Monday, January 30, 2017

Analysts: TPP demise saves Cambodia

Khmer Times/May Kunmakara  Wednesday, 25 January 2017

US President Donald Trump’s executive order pulling the US out of the Trans-Pacific Partnership (TPP) has allayed Cambodia’s fears that it would lose its competitiveness in the garment industry, analysts said yesterday.
“The potential threats to the Cambodian garment industry under the TPP will be abated as the US is the second-largest destination of garment exports,” said David Marshall, co-managing partner of a research firm Mekong Strategic Partners.
The TPP would have eliminated most tariffs in the garment sector and there were fears that Cambodia’s garment exports would lose out in favor of Vietnam – that was set to benefit from the slashed tariffs as one of the 12 Pacific-rim countries that signed on the deal and was close to ratifying it in its legislature.
“Let’s say Cambodia has just been saved by the gong for the time being, with the TPP being declared unwanted by the Trump administration,” said David Van, Cambodia managing director for the Bower Group Asia. 
“Cambodia had been worried about migration of FDI [foreign direct investment] towards Vietnam,” he said.
“As President Trump seems to favor bilateral agreements instead of regional ones, Cambodia could eventually seize this opportunity to negotiate one such bilateral agreement with the US,” added Mr. Van.
He, however, pointed out that Cambodia would have to work hard on the bilateral agreement with the US.
“The initial BIT [bilateral investment treaty] was abandoned back in 2007 and only recently re-initiated at the end of 2015, with a major stumbling block being the guaranteed protection for US corporations from the Cambodian perspective,” said Mr.

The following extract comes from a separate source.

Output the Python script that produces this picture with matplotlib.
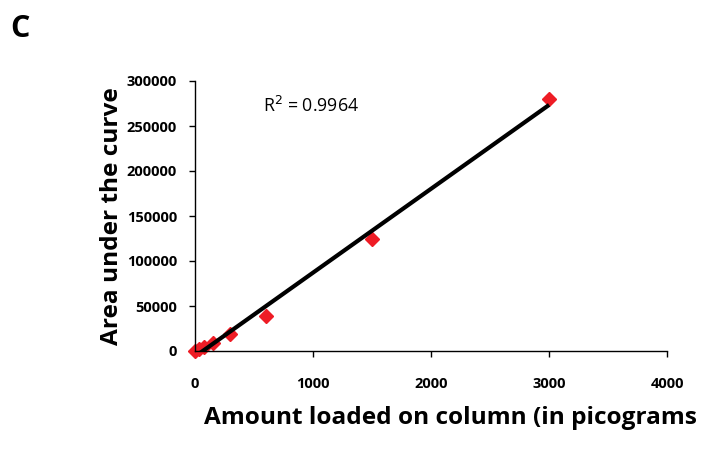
import numpy as np
from matplotlib import pyplot as plt

# amount loaded (pg) vs area under the curve
amount = [0, 37.5, 75, 150, 300, 600, 1500, 3000]
area = [0, 2000, 4500, 9000, 19000, 39000, 125000, 280000]
x_ticks = [0, 1000, 2000, 3000, 4000]
y_ticks = [0, 50000, 100000, 150000, 200000, 250000, 300000]

plt.rcParams['font.family'] = ['Open Sans', 'DejaVu Sans']

fig = plt.figure(figsize=(7.09, 4.5), dpi=100)
ax = fig.add_axes([0.275, 0.22, 0.666, 0.60])

ax.plot(amount, area, linestyle='none', marker='D', markersize=7.5,
        color='#ee1c25', zorder=2, clip_on=False)

slope, intercept = np.polyfit(amount, area, 1)
xx = np.array([min(amount), max(amount)])
ax.plot(xx, slope * xx + intercept, color='black', linewidth=3, zorder=3,
        solid_capstyle='butt')

ax.set_xlim(0, 4000)
ax.set_ylim(0, 300000)
ax.set_xticks(x_ticks)
ax.set_yticks(y_ticks)
ax.tick_params(direction='out', length=4, width=1, labelsize=10.5)
for lab in ax.get_xticklabels() + ax.get_yticklabels():
    lab.set_fontweight('bold')
ax.tick_params(axis='x', pad=15)
ax.tick_params(axis='y', pad=9)

for side in ['top', 'right']:
    ax.spines[side].set_visible(False)
for side in ['left', 'bottom']:
    ax.spines[side].set_linewidth(1)

ax.set_xlabel('Amount loaded on column (in picograms', fontsize=17.6,
              fontweight='bold')
ax.set_ylabel('Area under the curve', fontsize=17.6, fontweight='bold')
ax.xaxis.set_label_coords(0.54, -0.205)
ax.yaxis.set_label_coords(-0.15, 0.5)

ax.text(575, 272000, 'R$^2$ = 0.9964', fontsize=12.8, va='center', ha='left')
fig.text(0.015, 0.935, 'C', fontsize=22, fontweight='bold', va='center')

fig.savefig('out.png', dpi=100)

Van.
A BIT provides major benefits for US investors in another country, including national treatment, fair and equitable treatment, protection from expropriation and performance requirements for investments, and access to neutral dispute settlement.
“It is unlikely that garment manufacturing would return in a meaningful way to the US because of wage competitiveness,” said Mekong Strategic Partners’ Mr. Marshall.
However, he added: “The EU remains one of Cambodia’s major export destinations for garments and other products such as rice.”
Mr. Marshall said Cambodia has been diversifying its export markets which will mitigate any slowdown.
“Cambodia is still forecasted to have robust growth around the seven percent range in the next few years despite these changes,” he added.
Ear Sophal, author of “Aid Dependence in Cambodia: How Foreign Assistance Undermines Democracy” and an associate professor of diplomacy and world affairs at Occidental College in Los Angeles, said that the cancellation of the TPP will not have a big impact on Cambodia’s interests.
“At the margin this does not have much impact on Cambodia, in my view. When others don’t grow as fast, it doesn’t mean Cambodia grows faster,” said Mr. Sophal.
Mr. Sophal said there were lesser-known elements of the TPP that would have been necessary to implement if Cambodia signed on to the deal, like workplace health and safety regulations, intellectual property and environmental protection.
“The real loss is the high standards that would have arisen because of TPP. While Cambodia would unlikely have joined, if it did, its environmental and labor standards would have risen, which would have been good for the country and its workers,” he said.
“Basically, the bar for TPP was set high. If you wanted to play in TPP, the rules were stricter. Now they will remain low and things like intellectual property rights won’t be as protected,” he added.